Einen Sonderapplaus gibt es - in Abwesenheit - für die in Köln lebende Künstlerin Giza. „Sie ist wegen einer Bänderverletzung mit Krücken und Schiene aufs Gerüst geklettert und hat hier eine Woche bei Regen gearbeitet“, erzählt Kurator Kaltenhäuser. Gemeinsam mit X/ZA schuf sie ein schwarz-weißes, an der Holzschnitttechnik orientiertes Kunstwerk, das mit Mythen der Industriegeschichte spielt.
„Ist das der ,krumme Hund’?“, fragt Passant (und SPD-Ratsherr) Frank Salzmann und zeigt auf ein Detail, das in der Tat an den 2012 abgerissenen legendären Wanner Hafen-Kran erinnert. Nein, das sei eine Hommage Gizas an ihre Großmutter - „eine griechische Einwanderin, die in Dortmund Kranführerin war“, so Kaltenhäuser.
Info-Tafeln sind nicht rechtzeitig fertig geworden
Last but not least: Das kolumbianisch-italienische Duo Bastardilla und Ericailcane - sie leben als Paar in Sizilien - haben Anfang November in Wanne den Startschuss für „Urban Discoveries“ gegeben. „Sie haben super abgeliefert.

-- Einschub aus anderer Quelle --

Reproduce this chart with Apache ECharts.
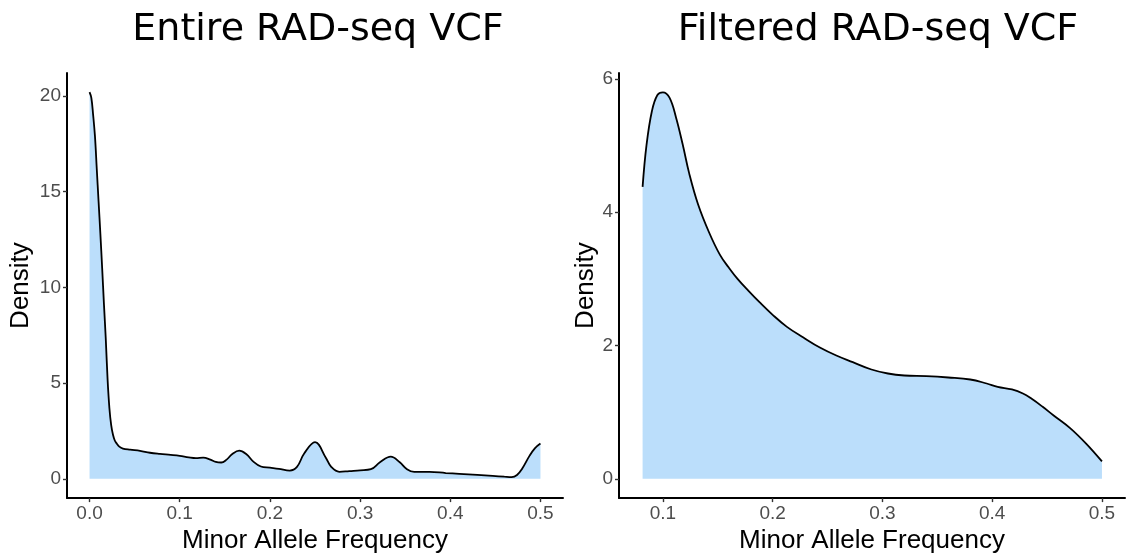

Das ist eine ganz große Nummer“, sagt der Pottporus-Kurator über das Bild einer Frau, die mit ihrem Körper über einem Abgrund eine Brücke für Tiere baut.

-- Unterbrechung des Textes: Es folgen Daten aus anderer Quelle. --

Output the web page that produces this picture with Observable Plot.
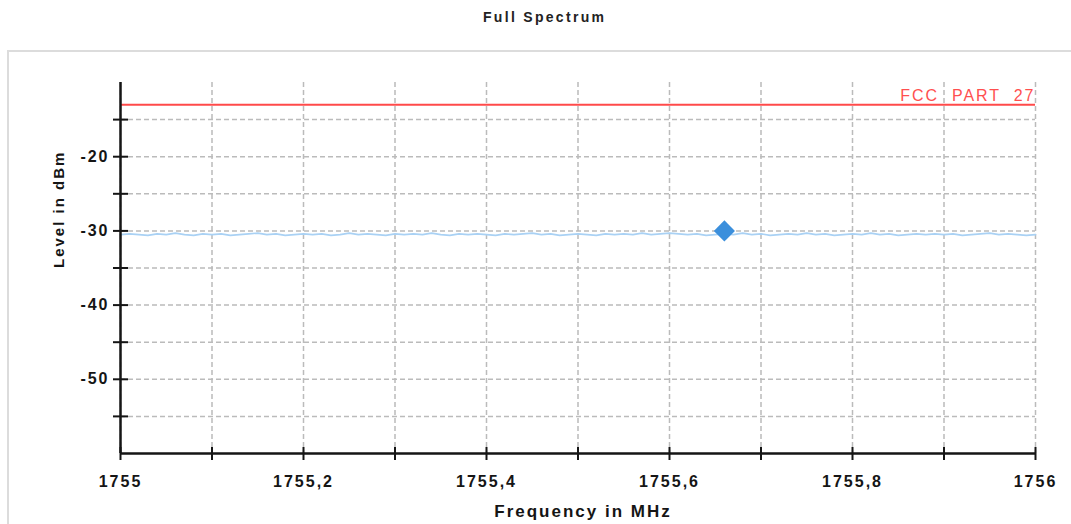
<!DOCTYPE html>
<html><head><meta charset="utf-8">
<script src="https://cdn.jsdelivr.net/npm/d3@7"></script>
<script src="https://cdn.jsdelivr.net/npm/@observablehq/plot@0.6"></script>
<style>
html,body{margin:0;padding:0;background:#fff;width:1071px;height:524px;overflow:hidden;font-family:"Liberation Sans",Arial,sans-serif;}
#title{height:40px;position:relative;}
#title span{position:absolute;left:483px;top:9px;font-size:14px;font-weight:bold;letter-spacing:2.3px;color:#222;}
#frame{position:absolute;left:7px;top:50px;width:1100px;height:520px;border:2px solid #dcdcdc;box-sizing:border-box;}
#chart{position:relative;}
</style></head><body>
<div id="frame"></div>
<div id="title"><span>Full Spectrum</span></div>
<div id="chart"></div>
<script>
// ---- data ----
const titleText = "Full Spectrum";
const xLabel = "Frequency in MHz";
const yLabel = "Level in dBm";
const fccLabel = "FCC  PART  27";
const fccLimit = -13;
const startFreq = 1755;
const stepFreq = 0.01;
const levels = [
-30.5,-30.4,-30.5,-30.6,-30.4,-30.5,-30.3,-30.5,-30.6,-30.4,
-30.5,-30.4,-30.6,-30.5,-30.4,-30.3,-30.5,-30.4,-30.6,-30.5,
-30.4,-30.5,-30.4,-30.6,-30.5,-30.3,-30.5,-30.4,-30.5,-30.6,
-30.4,-30.5,-30.4,-30.5,-30.3,-30.5,-30.6,-30.4,-30.5,-30.4,
-30.5,-30.6,-30.4,-30.5,-30.4,-30.3,-30.5,-30.4,-30.6,-30.5,
-30.4,-30.5,-30.6,-30.4,-30.5,-30.4,-30.5,-30.3,-30.5,-30.4,
-30.3,-30.4,-30.5,-30.4,-30.6,-30.5,-30.4,-30.5,-30.3,-30.5,
-30.4,-30.6,-30.5,-30.4,-30.5,-30.3,-30.5,-30.4,-30.6,-30.5,
-30.4,-30.5,-30.3,-30.5,-30.4,-30.6,-30.5,-30.4,-30.5,-30.4,
-30.5,-30.4,-30.6,-30.5,-30.4,-30.3,-30.5,-30.4,-30.5,-30.6,-30.5
];
const markerFreq = [1755.66];
const markerLevel = [-30.0];
const xDomain = [1755, 1756];
const yDomain = [-60, -10];
const xMinorTicks = [1755, 1755.1, 1755.2, 1755.3, 1755.4, 1755.5, 1755.6, 1755.7, 1755.8, 1755.9, 1756];
const xLabelTicks = [1755, 1755.2, 1755.4, 1755.6, 1755.8, 1756];
const yMinorTicks = [-55, -50, -45, -40, -35, -30, -25, -20, -15];
const yLabelTicks = [-50, -40, -30, -20];

// ---- build ----
const trace = levels.map((v, i) => ({f: startFreq + i * stepFreq, v}));
const marker = markerFreq.map((f, i) => ({f, v: markerLevel[i]}));
const ink = "#151515";
const grid = {stroke: "#bbbbbb", strokeOpacity: 1, strokeWidth: 1.5, strokeDasharray: "5,3"};

const plot = Plot.plot({
  width: 1071, height: 484,
  marginLeft: 120, marginRight: 36, marginTop: 42, marginBottom: 71,
  style: {background: "transparent", fontFamily: "'Liberation Sans', Arial, sans-serif", color: ink},
  x: {domain: xDomain},
  y: {domain: yDomain},
  marks: [
    Plot.gridX(xMinorTicks, grid),
    Plot.gridY(yMinorTicks, grid),
    Plot.ruleY([fccLimit], {stroke: "#ff4a4a", strokeWidth: 2}),
    Plot.text([fccLabel], {x: xDomain[1], y: fccLimit, textAnchor: "end", dx: 0, dy: -9, fill: "#ff4f4f", fontSize: 16, ariaLabel: "fcc"}),
    Plot.line(trace, {x: "f", y: "v", stroke: "#a9d1f4", strokeWidth: 1.6}),
    Plot.dot(marker, {x: "f", y: "v", symbol: "diamond2", r: 9.5, fill: "#3b8fdc", stroke: null}),
    Plot.ruleX([xDomain[0]], {stroke: ink, strokeWidth: 2.5}),
    Plot.ruleY([yDomain[0]], {stroke: ink, strokeWidth: 2.5}),
    Plot.axisY(yMinorTicks, {tickSize: 15, insetLeft: 8, tickFormat: () => "", label: null, strokeWidth: 2, stroke: ink}),
    Plot.axisX(xMinorTicks, {tickSize: 13, insetBottom: 6, tickFormat: () => "", label: null, strokeWidth: 2, stroke: ink}),
    Plot.axisY(yLabelTicks, {tickSize: 0, tickPadding: 11, label: null, fontSize: 16, fontWeight: "bold", tickFormat: d => String(d)}),
    Plot.axisX(xLabelTicks, {tickSize: 0, tickPadding: 22, label: null, fontSize: 16, fontWeight: "bold", tickFormat: d => String(d).replace(".", ",")}),
    Plot.text([yLabel], {frameAnchor: "left", dx: -61, rotate: -90, fontSize: 15, fontWeight: "bold"}),
    Plot.text([xLabel], {frameAnchor: "bottom", dy: 63, dx: 5, fontSize: 17, fontWeight: "bold"})
  ]
});
d3.select(plot).selectAll("text").style("letter-spacing", "2px");
d3.select(plot).selectAll('g[aria-label="fcc"] text').style("letter-spacing", "4px").style("white-space", "pre");
document.getElementById("chart").appendChild(plot);
</script></body></html>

Ein sichtlich beeindruckter Oberbürgermeister findet schließlich doch noch ein Haar in der Suppe: Er vermisst Schilder mit Informationen über Künstler und Kunstwerk. „Die sind nicht rechtzeitig fertig geworden und kommen noch“, sagt Zekai Fenerci.
>>> WEITERE INFOS: Förderung durch den Bund
Das Streetart-Projekt „Urban Discoveries“ wurde mit 25.000 Euro aus dem Bundesprogramm „Neustart Kultur“ gefördert.
Unterstützung leistete neben der Stadt auch die Bahn, die ihre olle Wand zur Verfügung stellte und dafür von den acht Streetartisten und Pottporus reich belohnt worden ist.